Cloud Calling
by Bruce • June 17, 2017 • LifeStuff • 0 Comments
Living in New Mexico, I’ve spent a fair amount of time outside, and I’ve learned when I am outside to frequently look up. New Mexico puts on some wonderful sky shows with its endless vertical expanses of deep blue and sculpted whites.
The clouds have always drawn my eyes. They provide a drama all their own, giving expression to nature’s moods during the day, conveying joy and play, anger and grief.
However, despite how much I’ve looked up, I’ve never taken the time to learn what the clouds are named. I’ve had friends see a formation and easily say “those are so-and-so clouds”, and I wondered where they got their meteorological degree. I’m not a strong technical student. Long words and names don’t stay in my head very long.
But I’m also in a “Learning to Look” mode, trying to collect words that help me to understand and to communicate about this state I live in and love.
I’ve been thumbing through the National Audobon Society guide to the Southwest to learn about various topics, and within it I came across a few pages on clouds that were very helpful, describing for me the different cloud types we see.
Using those descriptions, though, I went on the internet and discovered what was most helpful to me for demystifying the names: the English meaning of the Latin word roots. Give me the word’s linguistic base, and I am pretty good at remembering categories by those.
And it turns out, cloud classifications are not as mystical as I thought.
The following five Latin stems (with their English translations) made cloud names easily meaningful for me:
stratus: “spread out”
cumulus: “heap, pile”
cirrus: “curl”
nimbus: “rain”
alto: “high”
Based on the above stems, we can infer what cloud formations are most likely named based on their appearance. Stratus clouds are layers or walls, banks that fill the sky like a big sheet draped over some or all of it. Cumulus clouds are piles- those amorphous puffs or blobs we like to see puppy heads or alien spaceships in. Cirrus clouds, a special set, are high-altitude arcs- distant wispy, stringy or blotchy strands drifting in the sky.
Combinations of these five stems make up the names of most of the clouds we see rolling over us day by day.
Do clouds look like they are preparing or are busy storming? If they are puffy piles, they are cumulonimbus clouds (“rain” + “piles”), which at times are also recognized as thunderheads. If they are a gray bank, they are nimbostratus (“rain” + “layer”).
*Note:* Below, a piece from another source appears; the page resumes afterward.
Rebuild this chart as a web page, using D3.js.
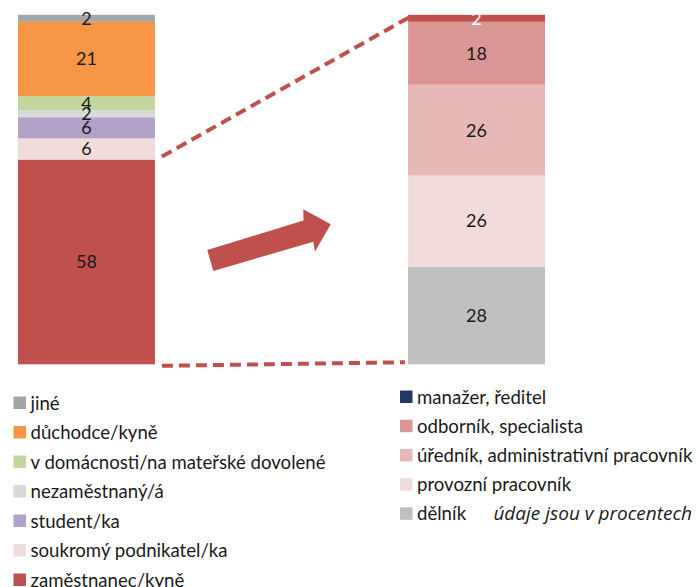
<!DOCTYPE html>
<html>
<head>
<meta charset="utf-8">
<script src="https://cdn.jsdelivr.net/npm/d3@7"></script>
<style>
  body { margin: 0; background: #fff; }
  text { font-family: Lato, "Noto Sans", sans-serif; }
</style>
</head>
<body>
<div class="chart"></div>
<script>
// left bar: status (bottom to top)
const statusCats = ["zaměstnanec/kyně", "soukromý podnikatel/ka", "student/ka", "nezaměstnaný/á",
  "v domácnosti/na mateřské dovolené", "důchodce/kyně", "jiné"];
const statusVals = [58, 6, 6, 2, 4, 21, 2];
const statusColors = ["#C0504D", "#F2DCDB", "#B3A2C7", "#D9D9D9", "#C3D69B", "#F79646", "#A5A5A5"];

// right bar: position of employees (bottom to top)
const jobCats = ["dělník", "provozní pracovník", "úředník, administrativní pracovník",
  "odborník, specialista", "manažer, ředitel"];
const jobVals = [28, 26, 26, 18, 2];
const jobColors = ["#BFBFBF", "#F2DCDB", "#E6B9B8", "#D99694", "#C0504D"];
const jobLegendColors = ["#BFBFBF", "#F2DCDB", "#E6B9B8", "#D99694", "#1F3864"];

const note = "údaje jsou v procentech";

const W = 697, H = 587;
const svg = d3.select(".chart").append("svg").attr("width", W).attr("height", H);

const x = d3.scaleBand().domain(["status", "job"]).range([18, 545]).paddingInner(0.649);
const y = d3.scaleLinear().domain([0, 1]).range([364.3, 14.8]);

function stackBar(key, cats, vals, colors, labelColors) {
  const row = {};
  cats.forEach((c, i) => row[c] = vals[i]);
  const series = d3.stack().keys(cats).offset(d3.stackOffsetExpand)([row]);
  const g = svg.append("g");
  g.selectAll("rect")
    .data(series)
    .join("rect")
    .attr("x", x(key))
    .attr("width", x.bandwidth())
    .attr("y", d => y(d[0][1]))
    .attr("height", d => y(d[0][0]) - y(d[0][1]))
    .attr("fill", (d, i) => colors[i]);
  g.selectAll("text")
    .data(series)
    .join("text")
    .attr("x", x(key) + x.bandwidth() / 2)
    .attr("y", d => (y(d[0][0]) + y(d[0][1])) / 2)
    .attr("dy", "0.36em")
    .attr("text-anchor", "middle")
    .style("font-size", "18px")
    .style("fill", (d, i) => labelColors[i])
    .text((d, i) => vals[i]);
  return series;
}

const sStatus = stackBar("status", statusCats, statusVals, statusColors,
  statusCats.map(() => "#1a1a1a"));
const sJob = stackBar("job", jobCats, jobVals, jobColors,
  jobCats.map((c, i) => i === jobCats.length - 1 ? "#ffffff" : "#1a1a1a"));

// dashed connector lines from the "zaměstnanec" segment to the right bar
const leftEdge = x("status") + x.bandwidth() + 7;
const topEmp = y(sStatus[0][0][1]);
const dash = svg.append("g")
  .attr("stroke", "#C0504D")
  .attr("stroke-width", 4)
  .attr("stroke-dasharray", "11,6")
  .attr("fill", "none");
dash.append("line")
  .attr("x1", leftEdge).attr("y1", topEmp - 3)
  .attr("x2", x("job") + 2).attr("y2", y(1) + 2);
dash.append("line")
  .attr("x1", leftEdge).attr("y1", y(0) + 1.5)
  .attr("x2", x("job") - 3).attr("y2", y(0) - 2);

// arrow
const arrowPts = [[207.3, 250], [303.5, 220.5], [303.3, 209.3], [330.7, 224.3],
  [315, 251.7], [313.3, 241.7], [213.3, 271]];
svg.append("path")
  .attr("d", d3.line()(arrowPts) + "Z")
  .attr("fill", "#C0504D");

// legends
function legend(cats, colors, lx, ly0, step) {
  const items = cats.slice().reverse();
  const cols = colors.slice().reverse();
  const g = svg.append("g");
  const it = g.selectAll("g").data(items).join("g")
    .attr("transform", (d, i) => `translate(${lx},${ly0 + i * step})`);
  it.append("rect")
    .attr("x", 0).attr("y", -6.5).attr("width", 12.5).attr("height", 12.5)
    .attr("fill", (d, i) => cols[i]);
  it.append("text")
    .attr("x", 17).attr("dy", "0.35em")
    .style("font-size", "18.6px")
    .style("fill", "#1a1a1a")
    .text(d => d);
}
legend(statusCats, statusColors, 13.5, 403, 29.5);
legend(jobCats, jobLegendColors, 400, 397, 29.2);

svg.append("text")
  .attr("x", 692).attr("y", 513)
  .attr("dy", "0.35em")
  .attr("text-anchor", "end")
  .style("font-family", "'Open Sans', sans-serif")
  .style("font-size", "19px")
  .style("font-style", "italic")
  .style("fill", "#1a1a1a")
  .text(note);
</script>
</body>
</html>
The main thing left for helping us to attach names to particular cloud formations is to locate clouds at altitudes, and “alto” and “cirrus” helps us with those names.
Basically, clouds of the basic categories that sit somewhere between 6,500 and 20,000 feet are considered “high” and granted the alto prefix. Got a long smooth swath of white up there? Thats an altostratus cloud. A group of puffs? Those are altocumulus clouds.
Cirrus clouds follow the altitude schema, but they are clouds above alto formations. Designated as curly or ringed clouds, cirrus formations are actually high-altitude formations (5 miles and up) that often appear arced, wispy, stringy, blotchy, or strandlike due to distance and atmospheric conditions. There are cirrostratus (“curly” + “layer”) and cirrocumulus (“curly” + “piles”) clouds, and simply enough, there are plain old cirrus (“curly”) clouds that look like a collection of arcs high in the sky.
There are a few special cloud terms worth remembering as well.
virga: “branch, root”. Those streamers of rain underneath a rain cloud that look like roots.
lenticular clouds: from the root for “lens”. Clouds that look like a contact lens or lentil bean- long, flat, smoothly curved- laying horizontal to the horizon in the sky, often over mountain peaks.
mammatus clouds: from mamma, “udder, breast”. These unique cumulonimbus clouds look they have pouches or udders under them.
Towering cumulus. If cumulus means “piles”, occasionally, there are some super tall cumulus clouds in the sky. Those are not just cumulus clouds- they are “towering cumulus”.
Now having an operating set of terms to call the clouds when I look up to watch them, I need to using them.
We’ve been around each other certainly long enough. It’s probably about time we begin recognizing each other by our names.